Well, to be honest, I feel pretty physically shitty at the moment, so all I want to do is lie in bed. But after that I have been doing the following worthwhile and satisfying things:
a. Promoting published book (makes me happy, people are actually buying it, and I feel like a total boss emailing random people and asking for favors)
b. Working on co-authoring more Russian translations
What I would like to be doing in addition:
c. Working on translation of short book (about 1/5 done? I'm not sure)
d. Working on translation of French poetry collection
e. Taking math classes
f. Developing that new kind of dessert I invented
g. Short art project thing I've been planning for months
h. Learning to program
i. Reading incredibly obtuse literary theory
What I am actually doing:
j. Applying for interesting jobs I can't have and getting out from under piles of backed up correspondence and necessary maintenance of crap that went bad while I was in college/couldn't do because I was tied down, which is exhausting and killing my creative drive.

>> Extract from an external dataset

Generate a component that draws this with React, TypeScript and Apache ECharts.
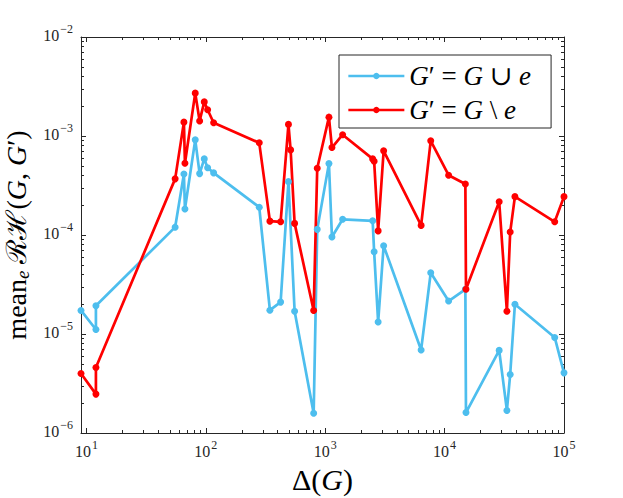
import { useEffect, useRef } from "react";
import * as echarts from "echarts";

// Δ(G) values (shared x positions)
const deltaG = [
  9, 12, 12, 55.3, 65.5, 66.8, 81.5, 88.7, 97, 103.5, 116.2,
  280, 344, 423, 492, 513, 554,
  800, 857, 1074, 1138, 1399,
  2496, 2568, 2775, 3085,
  6357, 7650, 10800, 14920, 15100,
  28640, 33240, 35420, 38800,
  83600, 100000,
];

// mean_e RH(G, G') for G' = G ∪ e (null = no visible point)
const rhUnion = [
  1.73e-5, 1.11e-5, 1.93e-5, 1.2e-4, 4.14e-4, 1.83e-4, 9.14e-4, 4.17e-4, 5.87e-4, 4.77e-4, 4.24e-4,
  1.91e-4, 1.74e-5, 2.1e-5, 3.46e-4, null, 1.7e-5,
  1.58e-6, 1.14e-4, 5.26e-4, 9.55e-5, 1.44e-4,
  1.39e-4, 6.78e-5, 1.32e-5, 7.8e-5,
  6.9e-6, 4.16e-5, 2.15e-5, 2.83e-5, 1.61e-6,
  6.83e-6, 1.69e-6, 3.9e-6, 2.0e-5,
  9.23e-6, 4.05e-6,
];

// mean_e RH(G, G') for G' = G \ e
const rhMinus = [
  3.99e-6, 2.47e-6, 4.59e-6, 3.69e-4, 1.38e-3, 5.31e-4, 2.71e-3, 1.42e-3, 2.21e-3, 1.84e-3, 1.36e-3,
  8.53e-4, 1.38e-4, 1.36e-4, 1.31e-3, 7.24e-4, 1.31e-4,
  1.73e-5, 4.73e-4, 1.55e-3, 7.64e-4, 1.03e-3,
  5.87e-4, 5.57e-4, 1.1e-4, 7.08e-4,
  1.25e-4, 8.93e-4, 4.02e-4, 3.28e-4, 2.83e-5,
  2.17e-4, 1.7e-5, 1.07e-4, 2.44e-4,
  1.36e-4, 2.44e-4,
];

const seriesNames = ["G′ = G ∪ e", "G′ = G \\ e"];
const xTickExponents = [1, 2, 3, 4, 5];
const yTickExponents = [-6, -5, -4, -3, -2];
const minorMultipliers = [2, 3, 4, 5, 6, 7, 8, 9];
const xRange = [9, 100000];
const yRange = [1e-6, 1e-2];

const FONT = "'Liberation Serif', 'DejaVu Serif', serif";
const AXIS_COLOR = "#262626";
const BLUE = "#4DBEEE";
const RED = "#FF0000";

function minorLogValues(range: number[]) {
  const out: number[] = [];
  const k0 = Math.floor(Math.log10(range[0]));
  const k1 = Math.ceil(Math.log10(range[1]));
  for (let k = k0; k <= k1; k++) {
    for (const m of minorMultipliers) {
      const v = m * Math.pow(10, k);
      if (v >= range[0] - 1e-12 && v <= range[1] + 1e-12) out.push(Math.log10(v));
    }
  }
  return out;
}

function powLabel(exps: number[]) {
  return (v: number) => {
    const e = Math.log10(v);
    const r = Math.round(e);
    if (Math.abs(e - r) > 1e-6 || exps.indexOf(r) < 0) return "";
    return `{b|10}{s|${r < 0 ? "\u2212" + -r : r}}`;
  };
}

const tickRich = {
  b: { fontFamily: FONT, fontSize: 16, lineHeight: 16, color: AXIS_COLOR, verticalAlign: "bottom" },
  s: { fontFamily: FONT, fontSize: 12, lineHeight: 12, padding: [0, 0, 8, 1], color: AXIS_COLOR, verticalAlign: "bottom" },
};

const titleRich = {
  r: { fontFamily: FONT, fontSize: 28, lineHeight: 30, color: "#000", verticalAlign: "bottom", padding: [0, 0, 2, 0] },
  i: { fontFamily: FONT, fontSize: 28, lineHeight: 30, color: "#000", fontStyle: "italic", verticalAlign: "bottom", padding: [0, 0, 2, 0] },
  sub: { fontFamily: FONT, fontSize: 19, lineHeight: 19, color: "#000", fontStyle: "italic", verticalAlign: "bottom" },
};

const xTitleRich = {
  r: { fontFamily: FONT, fontSize: 30, lineHeight: 32, color: "#000" },
  i: { fontFamily: FONT, fontSize: 30, lineHeight: 32, color: "#000", fontStyle: "italic" },
};

export default function App() {
  const ref = useRef<HTMLDivElement>(null);

  useEffect(() => {
    if (!ref.current) return;
    const chart = echarts.init(ref.current, null, { renderer: "svg" });

    const majorTick = { show: true, inside: true, length: 5, lineStyle: { color: AXIS_COLOR, width: 1 } };
    const lineOn = { show: true, onZero: false, lineStyle: { color: AXIS_COLOR, width: 1 } };
    const hidden = { show: false };

    const xLogBase = {
      type: "log", logBase: 10, min: xRange[0], max: xRange[1],
      splitLine: hidden, axisLine: lineOn, axisTick: majorTick,
    };
    const yLogBase = {
      type: "log", logBase: 10, min: yRange[0], max: yRange[1],
      splitLine: hidden, axisLine: lineOn, axisTick: majorTick,
    };
    const xMinor = minorLogValues(xRange);
    const yMinor = minorLogValues(yRange);
    const minorTick = (vals: number[]) => ({
      show: true, inside: true, length: 3, customValues: vals, lineStyle: { color: AXIS_COLOR, width: 1 },
    });
    const xMinorAxis = (pos: string) => ({
      type: "value", position: pos, min: Math.log10(xRange[0]), max: Math.log10(xRange[1]),
      axisLine: { show: false, onZero: false }, axisLabel: hidden, splitLine: hidden, axisTick: minorTick(xMinor),
    });
    const yMinorAxis = (pos: string) => ({
      type: "value", position: pos, min: Math.log10(yRange[0]), max: Math.log10(yRange[1]),
      axisLine: { show: false, onZero: false }, axisLabel: hidden, splitLine: hidden, axisTick: minorTick(yMinor),
    });

    const option: any = {
      animation: false,
      backgroundColor: "#fff",
      grid: { left: 81, right: 59, top: 37, bottom: 65, containLabel: false, outerBoundsMode: "none" },
      legend: {
        orient: "vertical",
        left: 339,
        top: 55,
        backgroundColor: "#fff",
        borderColor: AXIS_COLOR,
        borderWidth: 1,
        borderRadius: 0,
        padding: [7, 20, 4, 8],
        itemGap: 6,
        itemWidth: 56,
        itemHeight: 8,
        lineStyle: { width: 2.7 },
        data: seriesNames,
        formatter: (name: string) =>
          name === seriesNames[0]
            ? "{i|G}{r|′ = }{i|G}{r| ∪ }{i|e}"
            : "{i|G}{r|′ = }{i|G}{r| \\ }{i|e}",
        textStyle: {
          fontFamily: FONT, fontSize: 27, color: "#000", lineHeight: 28,
          rich: {
            i: { fontFamily: FONT, fontSize: 27, lineHeight: 28, fontStyle: "italic", color: "#000" },
            r: { fontFamily: FONT, fontSize: 27, lineHeight: 28, color: "#000" },
          },
        },
      },
      xAxis: [
        {
          ...xLogBase,
          position: "bottom",
          axisLabel: {
            show: true, margin: 10, showMinLabel: false, formatter: powLabel(xTickExponents), rich: tickRich,
          },
          name: "{r|Δ(}{i|G}{r|)}",
          nameLocation: "middle",
          nameGap: 30,
          nameTextStyle: { rich: xTitleRich },
        },
        { ...xLogBase, position: "top", axisLabel: hidden },
        xMinorAxis("bottom"),
        xMinorAxis("top"),
      ],
      yAxis: [
        {
          ...yLogBase,
          position: "left",
          axisLabel: {
            show: true, margin: 8, padding: [0, 0, 4, 0], formatter: powLabel(yTickExponents), rich: tickRich,
          },
          name: "{r|mean}{sub|e}{r| ℛℋ(}{i|G}{r|, }{i|G}{r|′)}",
          nameLocation: "middle",
          nameGap: 47,
          nameTextStyle: { rich: titleRich },
        },
        { ...yLogBase, position: "right", axisLabel: hidden },
        yMinorAxis("left"),
        yMinorAxis("right"),
      ],
      series: [
        {
          type: "line",
          name: seriesNames[0],
          xAxisIndex: 0,
          yAxisIndex: 0,
          data: deltaG.map((x, i) => [x, rhUnion[i]]).filter((d) => d[1] != null),
          symbol: "circle",
          symbolSize: 7,
          clip: false,
          lineStyle: { color: BLUE, width: 2.7 },
          itemStyle: { color: BLUE },
          emphasis: { disabled: true },
        },
        {
          type: "line",
          name: seriesNames[1],
          xAxisIndex: 0,
          yAxisIndex: 0,
          data: deltaG.map((x, i) => [x, rhMinus[i]]),
          symbol: "circle",
          symbolSize: 7,
          clip: false,
          lineStyle: { color: RED, width: 2.7 },
          itemStyle: { color: RED },
          emphasis: { disabled: true },
        },
      ],
    };

    chart.setOption(option);
    return () => chart.dispose();
  }, []);

  return (
    <div
      ref={ref}
      style={{ position: "fixed", left: 0, top: 0, width: 623, height: 498, background: "#fff" }}
    />
  );
}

It is stuff I do actually need to do, though, like "learn to drive" and "make it so my bicycle actually works." However, it's very good at making me feel like I'm not actually getting anything done. The origami boxes I made last weekend were the most exhilarated I'd felt in weeks, because the colors were actually good this time around... I'd tried something that had a failure potential and it worked out.
. . .
Anyway, I'm going to go get back in bed with a nice, cool glass of water for a while, and I'll take a walk this evening, and as soon as I'm feeling better (which will be soon!) I'll start thinking about living life more dreamily.